#### Records shown

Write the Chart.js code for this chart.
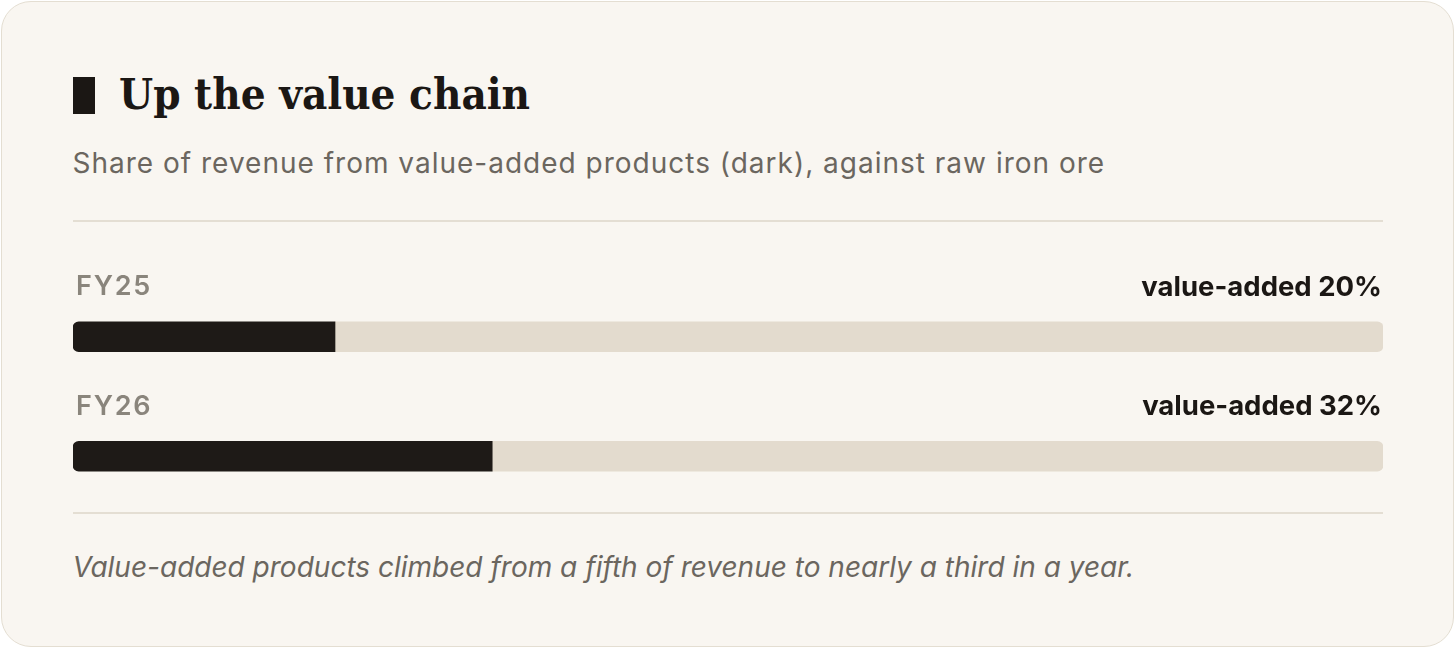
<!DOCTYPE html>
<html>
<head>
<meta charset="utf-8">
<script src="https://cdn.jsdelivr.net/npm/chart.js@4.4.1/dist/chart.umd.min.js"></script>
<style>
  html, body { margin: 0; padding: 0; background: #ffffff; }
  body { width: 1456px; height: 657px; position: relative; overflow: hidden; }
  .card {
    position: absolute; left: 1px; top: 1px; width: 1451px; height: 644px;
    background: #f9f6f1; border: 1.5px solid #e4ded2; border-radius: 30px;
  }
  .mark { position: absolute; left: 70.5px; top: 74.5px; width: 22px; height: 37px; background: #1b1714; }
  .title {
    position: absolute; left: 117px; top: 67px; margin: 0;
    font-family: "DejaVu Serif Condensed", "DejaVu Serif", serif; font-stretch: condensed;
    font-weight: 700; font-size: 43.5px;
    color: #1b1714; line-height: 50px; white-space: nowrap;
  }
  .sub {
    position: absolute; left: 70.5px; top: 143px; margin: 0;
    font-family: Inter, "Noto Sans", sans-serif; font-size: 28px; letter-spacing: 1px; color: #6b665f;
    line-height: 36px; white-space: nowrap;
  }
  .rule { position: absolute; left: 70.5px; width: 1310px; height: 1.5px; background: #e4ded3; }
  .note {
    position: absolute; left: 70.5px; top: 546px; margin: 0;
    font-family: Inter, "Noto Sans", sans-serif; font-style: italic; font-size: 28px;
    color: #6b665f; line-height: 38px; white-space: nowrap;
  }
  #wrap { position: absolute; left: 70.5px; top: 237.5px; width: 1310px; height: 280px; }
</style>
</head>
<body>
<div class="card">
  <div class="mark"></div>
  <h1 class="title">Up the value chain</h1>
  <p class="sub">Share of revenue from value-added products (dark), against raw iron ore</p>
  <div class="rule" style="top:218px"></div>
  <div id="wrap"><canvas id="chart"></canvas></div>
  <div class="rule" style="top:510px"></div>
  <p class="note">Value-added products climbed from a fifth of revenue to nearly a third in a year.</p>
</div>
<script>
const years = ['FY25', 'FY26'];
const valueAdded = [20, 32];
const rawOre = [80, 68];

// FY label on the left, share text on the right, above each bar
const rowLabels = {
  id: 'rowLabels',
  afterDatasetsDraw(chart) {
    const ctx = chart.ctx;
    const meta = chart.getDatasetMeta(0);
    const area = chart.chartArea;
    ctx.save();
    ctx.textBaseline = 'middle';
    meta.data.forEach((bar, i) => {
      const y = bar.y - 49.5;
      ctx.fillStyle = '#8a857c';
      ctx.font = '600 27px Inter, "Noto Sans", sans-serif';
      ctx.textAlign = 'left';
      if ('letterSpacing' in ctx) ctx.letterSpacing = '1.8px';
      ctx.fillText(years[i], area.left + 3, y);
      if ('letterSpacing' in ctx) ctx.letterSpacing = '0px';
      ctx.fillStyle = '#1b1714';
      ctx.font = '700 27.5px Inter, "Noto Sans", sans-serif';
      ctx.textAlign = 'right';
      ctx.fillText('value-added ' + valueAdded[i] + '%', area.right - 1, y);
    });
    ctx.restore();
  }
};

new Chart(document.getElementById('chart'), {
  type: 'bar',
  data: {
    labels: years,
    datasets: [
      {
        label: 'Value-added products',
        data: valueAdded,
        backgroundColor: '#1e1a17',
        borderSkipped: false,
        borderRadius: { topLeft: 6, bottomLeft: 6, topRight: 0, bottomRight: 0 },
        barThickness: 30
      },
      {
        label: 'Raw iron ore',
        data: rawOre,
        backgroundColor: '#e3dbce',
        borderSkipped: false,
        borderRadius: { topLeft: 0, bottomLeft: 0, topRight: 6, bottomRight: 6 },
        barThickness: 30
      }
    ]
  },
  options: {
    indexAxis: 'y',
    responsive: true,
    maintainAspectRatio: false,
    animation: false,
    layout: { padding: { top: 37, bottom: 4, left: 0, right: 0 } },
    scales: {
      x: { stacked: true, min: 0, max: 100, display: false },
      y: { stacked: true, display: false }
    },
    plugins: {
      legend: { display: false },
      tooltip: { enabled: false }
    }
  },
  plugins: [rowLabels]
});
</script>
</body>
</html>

########
#### Records shown

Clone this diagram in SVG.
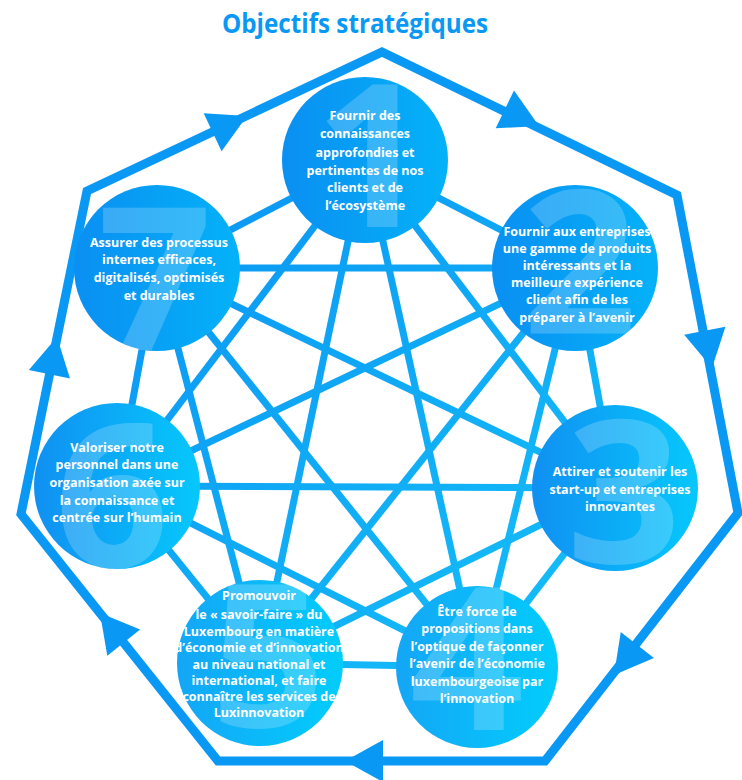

########

Exercise prompt >>
Go through the records line by line and count those containing the string "chart". Give only the total.

Reply >>
8